Controversial party boats that attract raucous crowds at Emmons Avenue piers in Sheepshead Bay will be shipped off to a new berth at season’s end, Mayor DeBlasio declared at a town hall meeting in the once-quaint fishing village last night.
“I know there’s been some real concern about late-night activity, that’s very disruptive and does not belong in a residential neighborhood,” Hizzoner said during the gathering at the Connie Lekas School on Avenue Y between Haring and Batchelder streets. “Everyone has a right to enjoy a party boat, just not in the middle of a residential neighbored in the middle of the night. So we’re going to make a change. This current party boat season is about to end, we will over the winter, find a new location for the late night part boats away.”

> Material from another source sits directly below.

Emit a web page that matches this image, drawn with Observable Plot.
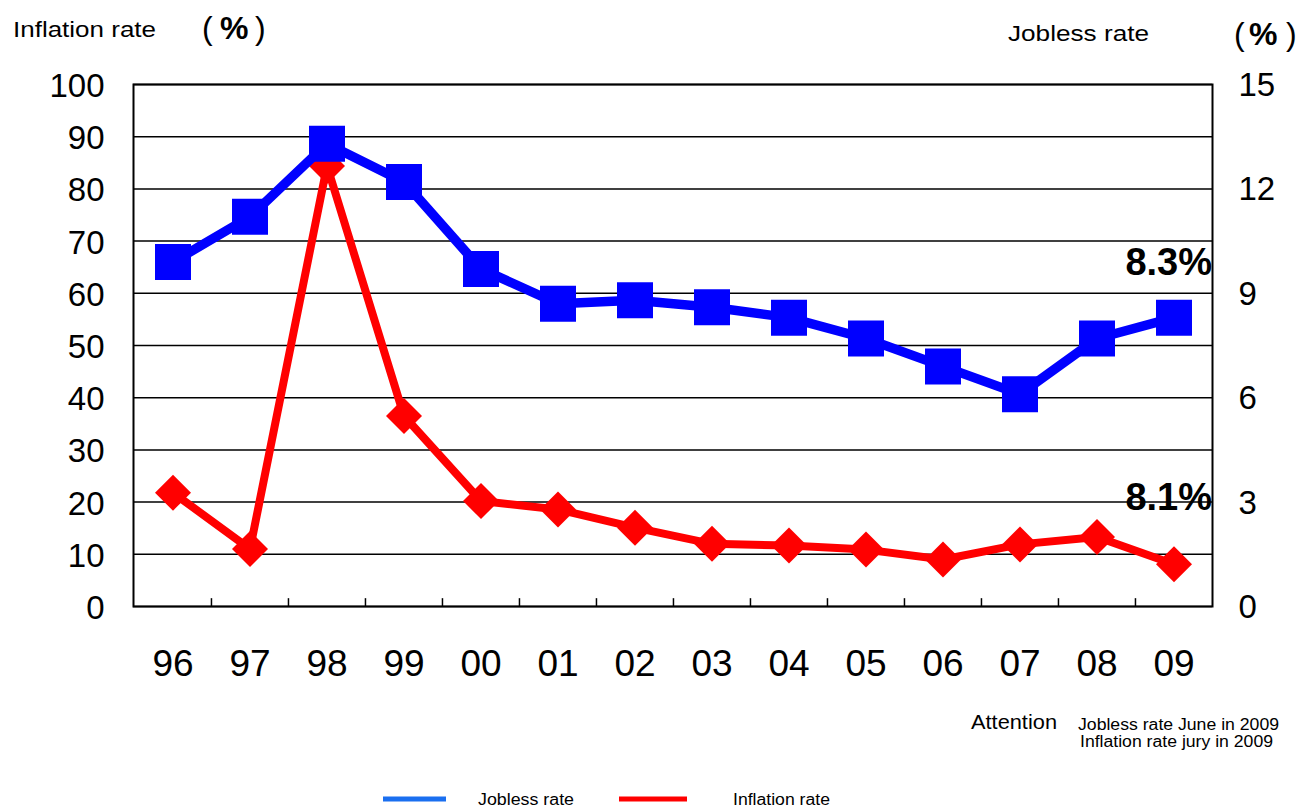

Locals have been complaining for years about the so-called “booze cruises” wreaking havoc because of the late night loud noise, fights, trash left behind the next morning, and increased congestion. The quality-of-life problems slightly improved in 2015 after Assemblyman Steve Cymbrowitz (D–Sheepshead Bay) proposed legislation to ban the liquor-slinging vessels from the pier, but things took a turn for the worse this summer — prompting Deutsch to draft his own bill that would limit the number of boats by requiring they provide enough parking for guests.
Skippers have fought back against the boat-banners, accusing them of being bigoted since most of the party-boat passengers are black.
DeBlasio didn’t specify where the boats would dock next summer — some locals have pitched moving them to the federally run Canarsie Pier — but so long as they are out of the bay, that is good enough, said a board member of the Sheepshead Bay-Plumb Beach Civic Association, who has been fighting the boats for years.
“I’m very happy. I think they might take our suggestion and make them pick up passengers as Canarsie Pier,” said Tom Paolillo of the Sheepshead Bay-Plumb Beach Civic Association. “It’s a viable alternative, which allows the boats to stay docked in the bay but pick up their passengers where there’s ample parking. I think that would be great.”
DeBlasio, who was joined by Councilman Chaim Deutsch (D–Sheepshead Bay), also discussed a handful of other quality-of-life issues, including a promise to improve the district’s roadways, parks, and schools, along with the following:
• Hizzoner announced that the Department of Environmental Protection would deploy skimmer vessels twice a year to clean the trash that builds up in the Sheepshead Bay inlet.
• DeBlasio pledged to spend $20 million for improvements to the medians along Kings Highway between E. 23th and E. 27th streets.
• He doubled-down on his efforts to bring Russian-speaking translators into the poll sites on election days.
• He announced a clean-up of graffiti along Sheepshead Bay Road, Coney Island Avenue, and Avenue Z.